Real-world data confirm TDF efficacy for HBV
medwireNews: Treatment with tenofovir disoproxil fumarate (TDF) elicits sustained virological responses and exhibits a favourable safety profile in a diverse population of patients with chronic hepatitis B virus (HBV) infection, shows a French routine clinical practice study.
Patrick Marcellin, from Hôpital Beaujon in Clichy, and fellow VIREAL investigators say that “the main strength of the study is the diversity of the patient population meaning the results are relevant to real-world patients and to other countries with similar management strategies and HBV demographics.”
They enrolled 440 treatment-naïve or previously treated patients with hepatitis B e antigen (HBeAg)-negative or -positive chronic HBV who were initiating TDF, either alone or in combination with another agent, at the discretion of their treating physician.
After 12 months of treatment, 92% of 308 participants with available data achieved a virological response, defined as HBV DNA levels below 69 IU/mL, with 96% of 259 patients attaining a response by 36 months. The rates of virological response at these timepoints were similar for treatment-naïve and -experienced patients.
The team points out that a virological response was achieved by more than 90% of evaluable participants by 36 months regardless of HBeAg status, treatment history or whether TDF was given as monotherapy or combination therapy.

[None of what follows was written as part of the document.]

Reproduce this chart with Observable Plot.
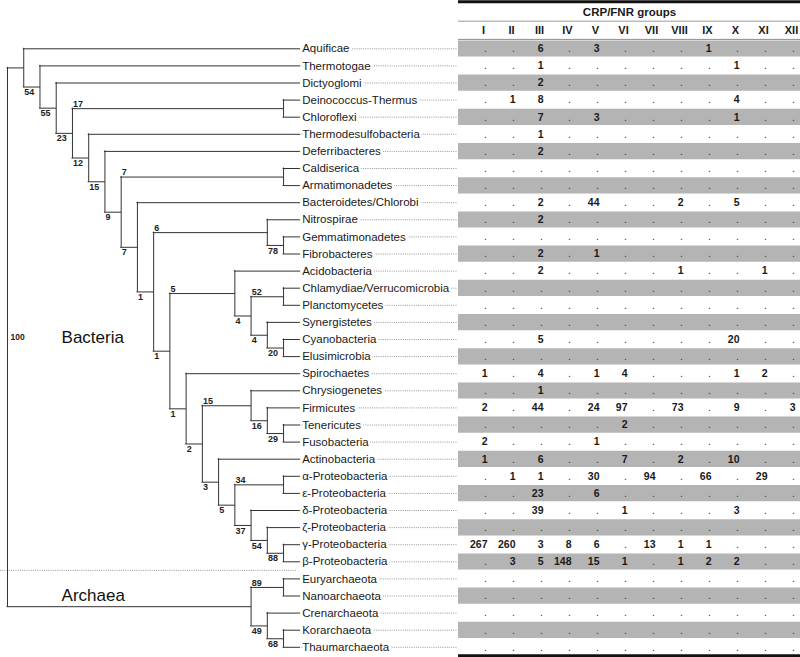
<!DOCTYPE html>
<html>
<head>
<meta charset="utf-8">
<script src="https://cdn.jsdelivr.net/npm/d3@7"></script>
<script src="https://cdn.jsdelivr.net/npm/@observablehq/plot@0.6"></script>
<style>
  html, body { margin: 0; padding: 0; background: #fff; }
  #wrap { display: flex; width: 800px; height: 657px; overflow: hidden; }
  #wrap svg { display: block; flex: none; }
</style>
</head>
<body>
<div id="wrap"></div>
<script>
// ---------- data ----------
const taxa = [
  "Aquificae", "Thermotogae", "Dictyoglomi", "Deinococcus-Thermus", "Chloroflexi",
  "Thermodesulfobacteria", "Deferribacteres", "Caldiserica", "Armatimonadetes",
  "Bacteroidetes/Chlorobi", "Nitrospirae", "Gemmatimonadetes", "Fibrobacteres",
  "Acidobacteria", "Chlamydiae/Verrucomicrobia", "Planctomycetes", "Synergistetes",
  "Cyanobacteria", "Elusimicrobia", "Spirochaetes", "Chrysiogenetes", "Firmicutes",
  "Tenericutes", "Fusobacteria", "Actinobacteria", "α-Proteobacteria", "ε-Proteobacteria",
  "δ-Proteobacteria", "ζ-Proteobacteria", "γ-Proteobacteria", "β-Proteobacteria",
  "Euryarchaeota", "Nanoarchaeota", "Crenarchaeota", "Korarchaeota", "Thaumarchaeota"
];

// cladogram with bootstrap support values as internal node labels
const treeNewick = `(
 (Aquificae,
  (Thermotogae,
   (Dictyoglomi,
    ((Deinococcus-Thermus,Chloroflexi)17,
     (Thermodesulfobacteria,
      (Deferribacteres,
       ((Caldiserica,Armatimonadetes)7,
        (Bacteroidetes/Chlorobi,
         ((Nitrospirae,(Gemmatimonadetes,Fibrobacteres)78)6,
          ((Acidobacteria,((Chlamydiae/Verrucomicrobia,Planctomycetes)52,(Synergistetes,(Cyanobacteria,Elusimicrobia)20)4)4)5,
           (Spirochaetes,
            ((Chrysiogenetes,(Firmicutes,(Tenericutes,Fusobacteria)29)16)15,
             (Actinobacteria,((α-Proteobacteria,ε-Proteobacteria)34,(δ-Proteobacteria,(ζ-Proteobacteria,(γ-Proteobacteria,β-Proteobacteria)88)54)37)5)3
            )2
           )1
          )1
         )1
        )7
       )9
      )15
     )12
    )23
   )55
  )54
 ),
 ((Euryarchaeota,Nanoarchaeota)89,(Crenarchaeota,(Korarchaeota,Thaumarchaeota)68)49)
)100`;

const domainNames = ["Bacteria", "Archaea"];

const groupTitle = "CRP/FNR groups";
const groups = ["I", "II", "III", "IV", "V", "VI", "VII", "VIII", "IX", "X", "XI", "XII"];

// counts per taxon (0 = none, shown as ".")
const counts = [
  [0, 0, 6, 0, 3, 0, 0, 0, 1, 0, 0, 0],        // Aquificae
  [0, 0, 1, 0, 0, 0, 0, 0, 0, 1, 0, 0],        // Thermotogae
  [0, 0, 2, 0, 0, 0, 0, 0, 0, 0, 0, 0],        // Dictyoglomi
  [0, 1, 8, 0, 0, 0, 0, 0, 0, 4, 0, 0],        // Deinococcus-Thermus
  [0, 0, 7, 0, 3, 0, 0, 0, 0, 1, 0, 0],        // Chloroflexi
  [0, 0, 1, 0, 0, 0, 0, 0, 0, 0, 0, 0],        // Thermodesulfobacteria
  [0, 0, 2, 0, 0, 0, 0, 0, 0, 0, 0, 0],        // Deferribacteres
  [0, 0, 0, 0, 0, 0, 0, 0, 0, 0, 0, 0],        // Caldiserica
  [0, 0, 0, 0, 0, 0, 0, 0, 0, 0, 0, 0],        // Armatimonadetes
  [0, 0, 2, 0, 44, 0, 0, 2, 0, 5, 0, 0],       // Bacteroidetes/Chlorobi
  [0, 0, 2, 0, 0, 0, 0, 0, 0, 0, 0, 0],        // Nitrospirae
  [0, 0, 0, 0, 0, 0, 0, 0, 0, 0, 0, 0],        // Gemmatimonadetes
  [0, 0, 2, 0, 1, 0, 0, 0, 0, 0, 0, 0],        // Fibrobacteres
  [0, 0, 2, 0, 0, 0, 0, 1, 0, 0, 1, 0],        // Acidobacteria
  [0, 0, 0, 0, 0, 0, 0, 0, 0, 0, 0, 0],        // Chlamydiae/Verrucomicrobia
  [0, 0, 0, 0, 0, 0, 0, 0, 0, 0, 0, 0],        // Planctomycetes
  [0, 0, 0, 0, 0, 0, 0, 0, 0, 0, 0, 0],        // Synergistetes
  [0, 0, 5, 0, 0, 0, 0, 0, 0, 20, 0, 0],       // Cyanobacteria
  [0, 0, 0, 0, 0, 0, 0, 0, 0, 0, 0, 0],        // Elusimicrobia
  [1, 0, 4, 0, 1, 4, 0, 0, 0, 1, 2, 0],        // Spirochaetes
  [0, 0, 1, 0, 0, 0, 0, 0, 0, 0, 0, 0],        // Chrysiogenetes
  [2, 0, 44, 0, 24, 97, 0, 73, 0, 9, 0, 3],    // Firmicutes
  [0, 0, 0, 0, 0, 2, 0, 0, 0, 0, 0, 0],        // Tenericutes
  [2, 0, 0, 0, 1, 0, 0, 0, 0, 0, 0, 0],        // Fusobacteria
  [1, 0, 6, 0, 0, 7, 0, 2, 0, 10, 0, 0],       // Actinobacteria
  [0, 1, 1, 0, 30, 0, 94, 0, 66, 0, 29, 0],    // α-Proteobacteria
  [0, 0, 23, 0, 6, 0, 0, 0, 0, 0, 0, 0],       // ε-Proteobacteria
  [0, 0, 39, 0, 0, 1, 0, 0, 0, 3, 0, 0],       // δ-Proteobacteria
  [0, 0, 0, 0, 0, 0, 0, 0, 0, 0, 0, 0],        // ζ-Proteobacteria
  [267, 260, 3, 8, 6, 0, 13, 1, 1, 0, 0, 0],   // γ-Proteobacteria
  [0, 3, 5, 148, 15, 1, 0, 1, 2, 2, 0, 0],     // β-Proteobacteria
  [0, 0, 0, 0, 0, 0, 0, 0, 0, 0, 0, 0],        // Euryarchaeota
  [0, 0, 0, 0, 0, 0, 0, 0, 0, 0, 0, 0],        // Nanoarchaeota
  [0, 0, 0, 0, 0, 0, 0, 0, 0, 0, 0, 0],        // Crenarchaeota
  [0, 0, 0, 0, 0, 0, 0, 0, 0, 0, 0, 0],        // Korarchaeota
  [0, 0, 0, 0, 0, 0, 0, 0, 0, 0, 0, 0]         // Thaumarchaeota
];

// ---------- tree parsing / layout ----------
function parseNewick(str) {
  const s = str.replace(/\s+/g, "");
  let i = 0;
  function readLabel() {
    const j = i;
    while (i < s.length && !",()".includes(s[i])) i++;
    return s.slice(j, i);
  }
  function node() {
    if (s[i] === "(") {
      i++;
      const children = [node()];
      while (s[i] === ",") { i++; children.push(node()); }
      i++; // ')'
      return { children, support: readLabel() };
    }
    return { name: readLabel() };
  }
  return node();
}

const root = d3.hierarchy(parseNewick(treeNewick));
const H = root.height;
root.eachAfter(n => {
  n.level = H - n.height;
  n.row = n.children
    ? (n.children[0].row + n.children[n.children.length - 1].row) / 2
    : taxa.indexOf(n.data.name);
});
const nodes = root.descendants();
const branches = nodes.filter(n => n.parent).map(n => ({ x1: n.parent.level, x2: n.level, y: n.row }));
const stems = nodes.filter(n => n.children).map(n => ({
  x: n.level, y1: n.children[0].row, y2: n.children[n.children.length - 1].row
}));
const supports = nodes.filter(n => n.parent && n.children && n.data.support).map(n => ({
  x: n.parent.level, y: n.row, text: n.data.support, above: n.parent.children[0] === n
}));
const leaves = root.leaves().map(n => ({ x: n.level, y: n.row, name: n.data.name }));
const bacteriaNode = root.children[0], archaeaNode = root.children[1];
const sepRow = (bacteriaNode.leaves().at(-1).row + archaeaNode.leaves()[0].row) / 2;

const FONT = "'Liberation Sans', Arial, Helvetica, sans-serif";
const yDomain = [0, taxa.length - 1];
const yRange = [48.3, 646.8];
const treeWidth = 458;
const xRange = [7, 299.3];
// leader end expressed in tree-level units (just before the table)
const leaderEnd = H + (treeWidth - 1.3 - xRange[1]) * H / (xRange[1] - xRange[0]);

// ---------- tree plot ----------
const treePlot = Plot.plot({
  width: treeWidth, height: 657,
  marginLeft: 0, marginRight: 1.3, marginTop: 0, marginBottom: 0,
  style: { fontFamily: FONT, background: "white", overflow: "visible" },
  x: { type: "linear", domain: [0, H], range: xRange, axis: null },
  y: { type: "linear", domain: yDomain, range: yRange, axis: null },
  marks: [
    // leaders from tips to the table
    Plot.ruleY(leaves, { y: "y", x1: "x", x2: () => leaderEnd, stroke: "#8a8a8a", strokeWidth: 0.9, strokeDasharray: "1 1.2" }),
    // Bacteria / Archaea separator
    Plot.ruleY([sepRow], { y: d => d, x1: () => 0 - xRange[0] * H / (xRange[1] - xRange[0]), x2: () => H - 0.15, stroke: "#8a8a8a", strokeWidth: 0.9, strokeDasharray: "1 1.2" }),
    // branches
    Plot.ruleY(branches, { x1: "x1", x2: "x2", y: "y", stroke: "#333", strokeWidth: 1, strokeLinecap: "square" }),
    Plot.ruleX(stems, { x: "x", y1: "y1", y2: "y2", stroke: "#333", strokeWidth: 1, strokeLinecap: "square" }),
    // taxon labels (white halo masks the leader)
    Plot.text(leaves, {
      x: "x", y: "y", text: "name", textAnchor: "start", dx: 2.4,
      fontSize: 11.5, fill: "#1a1a1a", stroke: "white", strokeWidth: 5
    }),
    // support values
    Plot.text(supports.filter(d => d.above), {
      x: "x", y: "y", text: "text", textAnchor: "start", dx: 0.6, dy: -4.8,
      fontSize: 9, fontWeight: "bold", fill: "#222"
    }),
    Plot.text(supports.filter(d => !d.above), {
      x: "x", y: "y", text: "text", textAnchor: "start", dx: 0.6, dy: 5.2,
      fontSize: 9, fontWeight: "bold", fill: "#222"
    }),
    Plot.text([{ x: root.level, y: root.row, text: root.data.support }], {
      x: "x", y: "y", text: "text", textAnchor: "start", dx: 3,
      fontSize: 8.5, fontWeight: "bold", fill: "#222"
    }),
    // domain names
    Plot.text([{ name: domainNames[0], y: root.row }], {
      x: () => 3.33, y: "y", text: "name", textAnchor: "start", fontSize: 17, fill: "#111"
    }),
    Plot.text([{ name: domainNames[1], y: archaeaNode.row }], {
      x: () => 3.33, y: "y", text: "name", textAnchor: "start", dy: -11, fontSize: 17, fill: "#111"
    })
  ]
});

// ---------- table plot ----------
const cells = taxa.flatMap((t, i) => groups.map((g, j) => ({ row: i, group: g, v: counts[i][j] })));
const bandRows = taxa.map((t, i) => i).filter(i => i % 2 === 0);

const tablePlot = Plot.plot({
  width: 800 - treeWidth, height: 657,
  marginLeft: 0, marginRight: 0, marginTop: 0, marginBottom: 0,
  style: { fontFamily: FONT, background: "white", overflow: "visible" },
  x: { type: "point", domain: groups, range: [26, 339], padding: 0, axis: null },
  y: { type: "linear", domain: yDomain, range: yRange, axis: null },
  marks: [
    // alternating grey bands
    Plot.ruleY(bandRows, { y: d => d, dy: -0.3, stroke: "#b4b4b4", strokeWidth: 16.2 }),
    // header rules
    Plot.ruleY([-2.75], { y: d => d, stroke: "#111", strokeWidth: 2.8 }),
    Plot.ruleY([-1.615], { y: d => d, stroke: "#9a9a9a", strokeWidth: 1 }),
    Plot.ruleY([-0.55], { y: d => d, stroke: "#8c8c8c", strokeWidth: 1 }),
    Plot.ruleY([35.5], { y: d => d, stroke: "#111", strokeWidth: 3 }),
    // header texts
    Plot.text([groupTitle], { text: d => d, frameAnchor: "top", lineAnchor: "middle", dy: 11.7, fontSize: 11.5, fontWeight: "bold", fill: "#1a1a1a" }),
    Plot.text(groups, { x: d => d, text: d => d, frameAnchor: "top", lineAnchor: "middle", dy: 30, dx: -4, fontSize: 11, fontWeight: "bold", fill: "#1a1a1a" }),
    // cell values
    Plot.text(cells.filter(d => d.v), {
      x: "group", y: "row", text: d => String(d.v),
      textAnchor: "end", fontSize: 10.5, fontWeight: "bold", fill: "#1a1a1a"
    }),
    Plot.text(cells.filter(d => !d.v), {
      x: "group", y: "row", text: () => ".",
      textAnchor: "end", dx: -0.5, fontSize: 10.5, fill: "#333"
    })
  ]
});

const wrap = document.getElementById("wrap");
wrap.appendChild(treePlot);
wrap.appendChild(tablePlot);
</script>
</body>
</html>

Normalisation of alanine aminotransferase (ALT) levels occurred in 76.8% of patients at month 12 and in 78.0% at month 36. A similar proportion of treatment-naïve and -experienced patients achieved ALT normalisation at both timepoints.
Forty-five percent of 80 patients positive for HBeAg at baseline lost the antigen during the course of the study. And 14 patients lost the hepatitis B surface antigen (HBsAg), while seven achieved HBsAg seroconversion.

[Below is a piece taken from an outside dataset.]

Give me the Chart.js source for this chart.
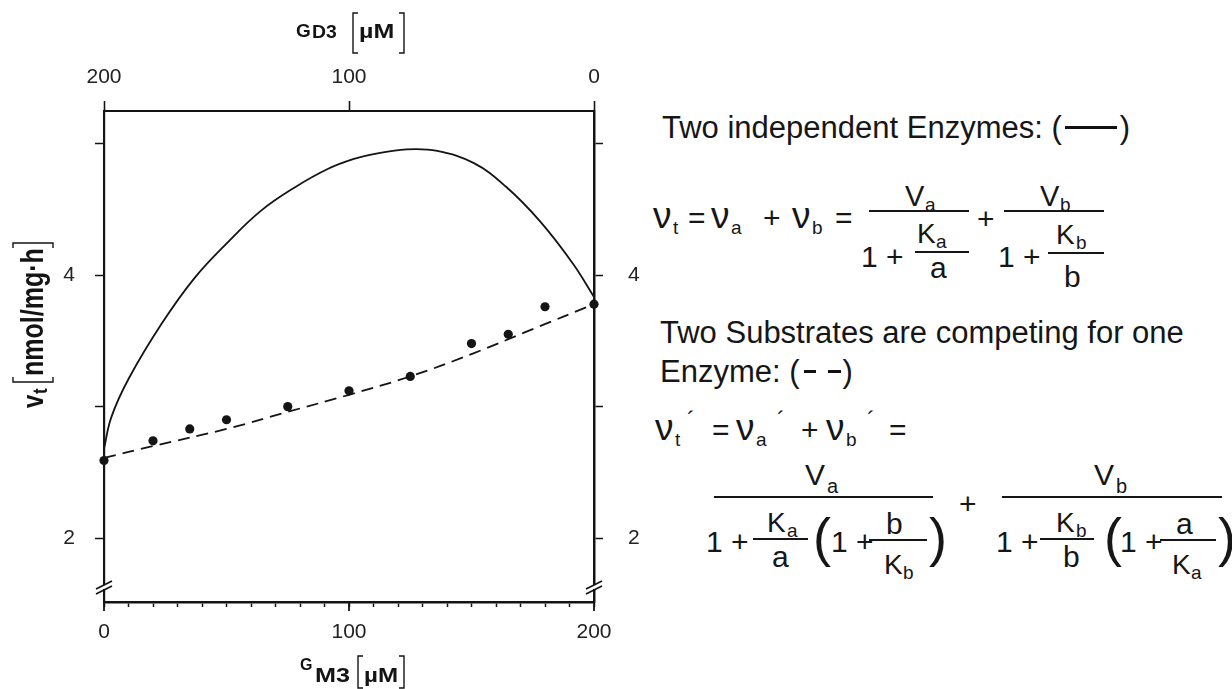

TDF treatment was well tolerated, with a toxicity profile comparable to that reported in clinical trials, say Marcellin et al. Drug-related adverse events were reported by 41 patients and 23 discontinued as a result of toxicity.
Although the researchers noted a “slight decline” in mean serum creatinine levels, creatinine clearance and estimated glomerular filtration rate over the treatment period relative to baseline, they urge that statistical comparisons be “viewed with caution due to the high proportion of missing data”.
The safety population included 14 women who were pregnant, and TDF therapy in these patients was not associated with any drug-related side effects during pregnancy, neonatal complications or birth defects, the team writes in Digestive Diseases and Sciences.